### Instructions to follow
Transcribe the listing exactly, leaving out every picture.

### Source data

>> begin

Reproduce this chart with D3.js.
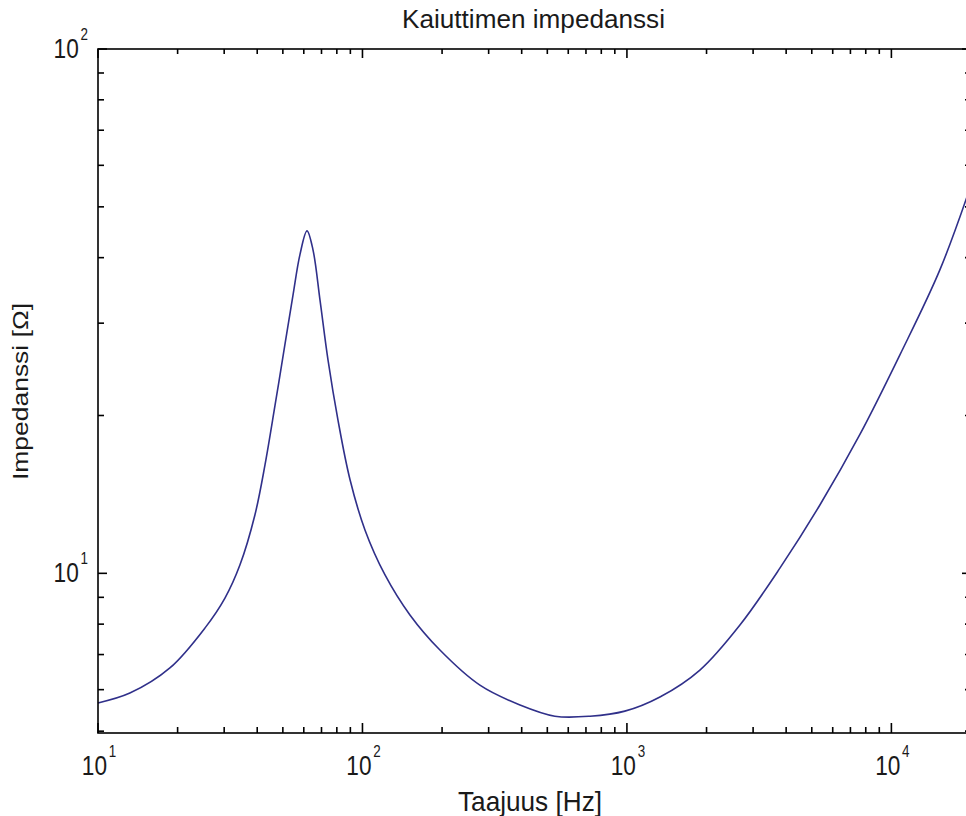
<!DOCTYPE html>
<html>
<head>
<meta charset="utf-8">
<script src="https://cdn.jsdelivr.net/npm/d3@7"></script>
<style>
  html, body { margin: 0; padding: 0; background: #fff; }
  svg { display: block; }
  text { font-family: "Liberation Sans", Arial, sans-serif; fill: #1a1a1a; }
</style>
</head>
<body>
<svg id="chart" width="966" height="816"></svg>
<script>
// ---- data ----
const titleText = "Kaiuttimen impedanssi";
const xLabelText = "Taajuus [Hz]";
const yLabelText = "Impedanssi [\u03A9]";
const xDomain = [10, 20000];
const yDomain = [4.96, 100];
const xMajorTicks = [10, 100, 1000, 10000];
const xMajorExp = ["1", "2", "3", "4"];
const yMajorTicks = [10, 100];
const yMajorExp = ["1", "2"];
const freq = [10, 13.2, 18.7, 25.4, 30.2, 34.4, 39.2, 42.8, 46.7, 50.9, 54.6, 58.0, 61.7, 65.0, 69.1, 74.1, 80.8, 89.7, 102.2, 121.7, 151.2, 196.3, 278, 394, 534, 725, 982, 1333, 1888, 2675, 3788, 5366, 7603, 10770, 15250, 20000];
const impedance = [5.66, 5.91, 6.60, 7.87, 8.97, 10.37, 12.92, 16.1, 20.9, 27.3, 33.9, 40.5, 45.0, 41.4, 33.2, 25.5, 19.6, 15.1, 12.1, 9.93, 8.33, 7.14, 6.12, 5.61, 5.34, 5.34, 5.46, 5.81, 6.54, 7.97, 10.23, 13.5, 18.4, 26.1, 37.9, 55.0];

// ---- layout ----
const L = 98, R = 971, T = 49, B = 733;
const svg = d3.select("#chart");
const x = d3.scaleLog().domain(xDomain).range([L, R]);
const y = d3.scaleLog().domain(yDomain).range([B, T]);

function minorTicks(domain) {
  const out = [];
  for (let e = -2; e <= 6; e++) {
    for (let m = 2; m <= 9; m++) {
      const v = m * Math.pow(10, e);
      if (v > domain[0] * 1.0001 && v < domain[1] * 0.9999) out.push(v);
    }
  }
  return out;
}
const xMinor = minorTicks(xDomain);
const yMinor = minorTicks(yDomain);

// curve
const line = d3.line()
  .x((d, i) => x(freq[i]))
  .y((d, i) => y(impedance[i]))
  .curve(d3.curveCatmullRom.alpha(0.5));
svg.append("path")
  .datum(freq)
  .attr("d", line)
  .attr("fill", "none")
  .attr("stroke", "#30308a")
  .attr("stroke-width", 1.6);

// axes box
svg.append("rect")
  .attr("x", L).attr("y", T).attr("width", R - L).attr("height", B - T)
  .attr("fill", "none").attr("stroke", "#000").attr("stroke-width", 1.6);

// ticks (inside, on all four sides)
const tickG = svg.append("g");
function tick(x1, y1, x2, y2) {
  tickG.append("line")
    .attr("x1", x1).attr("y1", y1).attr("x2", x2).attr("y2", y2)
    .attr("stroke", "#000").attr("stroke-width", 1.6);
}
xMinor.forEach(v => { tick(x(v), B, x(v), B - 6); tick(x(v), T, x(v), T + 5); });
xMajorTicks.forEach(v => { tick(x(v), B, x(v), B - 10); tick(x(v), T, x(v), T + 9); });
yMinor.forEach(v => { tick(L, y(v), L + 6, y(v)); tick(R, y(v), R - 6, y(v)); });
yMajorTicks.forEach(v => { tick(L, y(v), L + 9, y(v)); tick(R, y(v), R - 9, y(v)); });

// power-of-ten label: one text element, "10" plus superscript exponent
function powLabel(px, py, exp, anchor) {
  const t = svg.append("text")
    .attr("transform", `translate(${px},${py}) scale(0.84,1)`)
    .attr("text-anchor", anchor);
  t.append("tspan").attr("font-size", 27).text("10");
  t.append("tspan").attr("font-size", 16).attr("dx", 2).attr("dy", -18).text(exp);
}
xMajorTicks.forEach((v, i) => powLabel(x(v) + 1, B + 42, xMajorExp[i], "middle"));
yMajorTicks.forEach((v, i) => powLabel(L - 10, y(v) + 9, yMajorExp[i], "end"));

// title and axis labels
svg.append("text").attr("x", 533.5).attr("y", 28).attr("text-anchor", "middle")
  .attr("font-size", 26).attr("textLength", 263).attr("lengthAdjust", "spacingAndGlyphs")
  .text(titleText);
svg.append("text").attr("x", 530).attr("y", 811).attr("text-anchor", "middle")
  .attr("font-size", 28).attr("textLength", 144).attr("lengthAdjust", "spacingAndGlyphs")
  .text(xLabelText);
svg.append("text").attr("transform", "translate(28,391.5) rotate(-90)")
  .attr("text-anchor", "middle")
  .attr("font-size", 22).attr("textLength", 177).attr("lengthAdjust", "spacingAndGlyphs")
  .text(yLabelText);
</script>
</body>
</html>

>> end

### Response to this task
Reproduce this chart with D3.js.
<!DOCTYPE html>
<html>
<head>
<meta charset="utf-8">
<script src="https://cdn.jsdelivr.net/npm/d3@7"></script>
<style>
  html, body { margin: 0; padding: 0; background: #fff; }
  svg { display: block; }
  text { font-family: "Liberation Sans", Arial, sans-serif; fill: #1a1a1a; }
</style>
</head>
<body>
<svg id="chart" width="966" height="816"></svg>
<script>
// ---- data ----
const titleText = "Kaiuttimen impedanssi";
const xLabelText = "Taajuus [Hz]";
const yLabelText = "Impedanssi [\u03A9]";
const xDomain = [10, 20000];
const yDomain = [4.96, 100];
const xMajorTicks = [10, 100, 1000, 10000];
const xMajorExp = ["1", "2", "3", "4"];
const yMajorTicks = [10, 100];
const yMajorExp = ["1", "2"];
const freq = [10, 13.2, 18.7, 25.4, 30.2, 34.4, 39.2, 42.8, 46.7, 50.9, 54.6, 58.0, 61.7, 65.0, 69.1, 74.1, 80.8, 89.7, 102.2, 121.7, 151.2, 196.3, 278, 394, 534, 725, 982, 1333, 1888, 2675, 3788, 5366, 7603, 10770, 15250, 20000];
const impedance = [5.66, 5.91, 6.60, 7.87, 8.97, 10.37, 12.92, 16.1, 20.9, 27.3, 33.9, 40.5, 45.0, 41.4, 33.2, 25.5, 19.6, 15.1, 12.1, 9.93, 8.33, 7.14, 6.12, 5.61, 5.34, 5.34, 5.46, 5.81, 6.54, 7.97, 10.23, 13.5, 18.4, 26.1, 37.9, 55.0];

// ---- layout ----
const L = 98, R = 971, T = 49, B = 733;
const svg = d3.select("#chart");
const x = d3.scaleLog().domain(xDomain).range([L, R]);
const y = d3.scaleLog().domain(yDomain).range([B, T]);

function minorTicks(domain) {
  const out = [];
  for (let e = -2; e <= 6; e++) {
    for (let m = 2; m <= 9; m++) {
      const v = m * Math.pow(10, e);
      if (v > domain[0] * 1.0001 && v < domain[1] * 0.9999) out.push(v);
    }
  }
  return out;
}
const xMinor = minorTicks(xDomain);
const yMinor = minorTicks(yDomain);

// curve
const line = d3.line()
  .x((d, i) => x(freq[i]))
  .y((d, i) => y(impedance[i]))
  .curve(d3.curveCatmullRom.alpha(0.5));
svg.append("path")
  .datum(freq)
  .attr("d", line)
  .attr("fill", "none")
  .attr("stroke", "#30308a")
  .attr("stroke-width", 1.6);

// axes box
svg.append("rect")
  .attr("x", L).attr("y", T).attr("width", R - L).attr("height", B - T)
  .attr("fill", "none").attr("stroke", "#000").attr("stroke-width", 1.6);

// ticks (inside, on all four sides)
const tickG = svg.append("g");
function tick(x1, y1, x2, y2) {
  tickG.append("line")
    .attr("x1", x1).attr("y1", y1).attr("x2", x2).attr("y2", y2)
    .attr("stroke", "#000").attr("stroke-width", 1.6);
}
xMinor.forEach(v => { tick(x(v), B, x(v), B - 6); tick(x(v), T, x(v), T + 5); });
xMajorTicks.forEach(v => { tick(x(v), B, x(v), B - 10); tick(x(v), T, x(v), T + 9); });
yMinor.forEach(v => { tick(L, y(v), L + 6, y(v)); tick(R, y(v), R - 6, y(v)); });
yMajorTicks.forEach(v => { tick(L, y(v), L + 9, y(v)); tick(R, y(v), R - 9, y(v)); });

// power-of-ten label: one text element, "10" plus superscript exponent
function powLabel(px, py, exp, anchor) {
  const t = svg.append("text")
    .attr("transform", `translate(${px},${py}) scale(0.84,1)`)
    .attr("text-anchor", anchor);
  t.append("tspan").attr("font-size", 27).text("10");
  t.append("tspan").attr("font-size", 16).attr("dx", 2).attr("dy", -18).text(exp);
}
xMajorTicks.forEach((v, i) => powLabel(x(v) + 1, B + 42, xMajorExp[i], "middle"));
yMajorTicks.forEach((v, i) => powLabel(L - 10, y(v) + 9, yMajorExp[i], "end"));

// title and axis labels
svg.append("text").attr("x", 533.5).attr("y", 28).attr("text-anchor", "middle")
  .attr("font-size", 26).attr("textLength", 263).attr("lengthAdjust", "spacingAndGlyphs")
  .text(titleText);
svg.append("text").attr("x", 530).attr("y", 811).attr("text-anchor", "middle")
  .attr("font-size", 28).attr("textLength", 144).attr("lengthAdjust", "spacingAndGlyphs")
  .text(xLabelText);
svg.append("text").attr("transform", "translate(28,391.5) rotate(-90)")
  .attr("text-anchor", "middle")
  .attr("font-size", 22).attr("textLength", 177).attr("lengthAdjust", "spacingAndGlyphs")
  .text(yLabelText);
</script>
</body>
</html>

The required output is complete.